*DATA EXCERPT*.
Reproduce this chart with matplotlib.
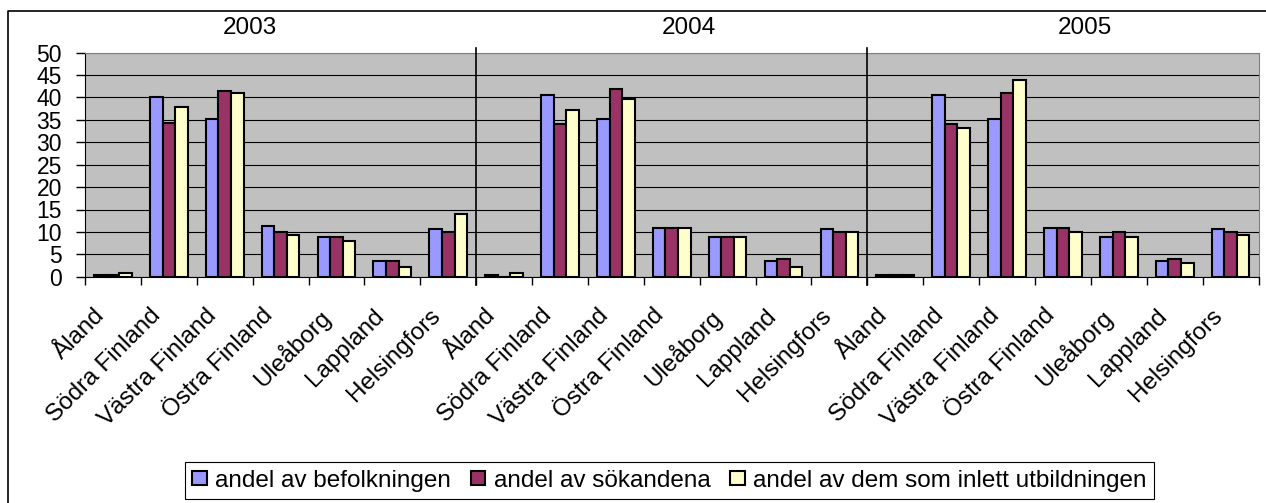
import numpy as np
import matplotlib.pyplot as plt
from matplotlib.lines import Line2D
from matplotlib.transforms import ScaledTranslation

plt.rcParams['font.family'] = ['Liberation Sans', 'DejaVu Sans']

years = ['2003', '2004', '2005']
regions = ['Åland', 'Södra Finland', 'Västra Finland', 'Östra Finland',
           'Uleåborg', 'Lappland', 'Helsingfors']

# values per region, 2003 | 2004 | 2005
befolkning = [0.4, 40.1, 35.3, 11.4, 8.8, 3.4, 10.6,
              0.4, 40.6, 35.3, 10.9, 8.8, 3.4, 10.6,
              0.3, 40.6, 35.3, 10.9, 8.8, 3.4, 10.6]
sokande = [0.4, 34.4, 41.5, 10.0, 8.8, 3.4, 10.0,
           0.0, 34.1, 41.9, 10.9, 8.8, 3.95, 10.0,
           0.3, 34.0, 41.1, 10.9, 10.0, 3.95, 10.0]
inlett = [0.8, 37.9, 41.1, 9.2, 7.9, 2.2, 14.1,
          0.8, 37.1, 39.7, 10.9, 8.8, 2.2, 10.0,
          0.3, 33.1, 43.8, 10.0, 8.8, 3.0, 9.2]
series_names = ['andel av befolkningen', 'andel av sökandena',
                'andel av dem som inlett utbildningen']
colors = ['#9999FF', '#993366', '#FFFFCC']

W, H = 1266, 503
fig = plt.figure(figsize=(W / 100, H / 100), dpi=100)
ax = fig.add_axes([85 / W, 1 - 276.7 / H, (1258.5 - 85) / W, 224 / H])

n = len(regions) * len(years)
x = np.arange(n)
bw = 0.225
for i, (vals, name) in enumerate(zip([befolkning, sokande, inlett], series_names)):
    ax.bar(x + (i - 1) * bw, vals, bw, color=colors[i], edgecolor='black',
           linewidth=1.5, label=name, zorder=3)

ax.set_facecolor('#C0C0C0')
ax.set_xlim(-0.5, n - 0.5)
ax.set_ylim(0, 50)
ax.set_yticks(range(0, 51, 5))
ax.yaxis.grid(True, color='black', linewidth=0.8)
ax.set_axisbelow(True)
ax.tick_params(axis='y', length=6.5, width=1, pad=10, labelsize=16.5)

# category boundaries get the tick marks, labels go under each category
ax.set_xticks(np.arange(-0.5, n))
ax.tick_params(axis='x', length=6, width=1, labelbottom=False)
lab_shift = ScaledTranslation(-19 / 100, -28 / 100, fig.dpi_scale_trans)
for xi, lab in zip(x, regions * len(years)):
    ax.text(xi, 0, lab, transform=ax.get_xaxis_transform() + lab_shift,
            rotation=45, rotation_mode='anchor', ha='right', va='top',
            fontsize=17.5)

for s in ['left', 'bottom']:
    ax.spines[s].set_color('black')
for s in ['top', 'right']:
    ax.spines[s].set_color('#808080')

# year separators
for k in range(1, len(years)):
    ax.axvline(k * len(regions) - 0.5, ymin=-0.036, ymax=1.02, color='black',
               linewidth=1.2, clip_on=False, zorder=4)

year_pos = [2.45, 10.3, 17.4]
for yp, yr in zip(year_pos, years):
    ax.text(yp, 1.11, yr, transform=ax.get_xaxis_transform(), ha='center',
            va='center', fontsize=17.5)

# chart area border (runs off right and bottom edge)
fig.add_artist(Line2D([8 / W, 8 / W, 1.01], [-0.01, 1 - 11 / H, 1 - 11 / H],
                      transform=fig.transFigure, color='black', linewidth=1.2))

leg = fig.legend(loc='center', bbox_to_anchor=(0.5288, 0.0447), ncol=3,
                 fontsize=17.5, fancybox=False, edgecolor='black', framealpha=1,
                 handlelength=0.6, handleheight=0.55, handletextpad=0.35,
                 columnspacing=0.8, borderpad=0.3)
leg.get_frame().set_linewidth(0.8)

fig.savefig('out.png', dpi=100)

*EXERCISE DETAILS*.
Extract the lines exactly, please: the first line of the listing, the line with "plt.rcParams['font.family'] = ['Liberation", and every line between them, but no pictures.

*SOLUTION FOR THIS TASK*.
Reproduce this chart with matplotlib.
import numpy as np
import matplotlib.pyplot as plt
from matplotlib.lines import Line2D
from matplotlib.transforms import ScaledTranslation

plt.rcParams['font.family'] = ['Liberation Sans', 'DejaVu Sans']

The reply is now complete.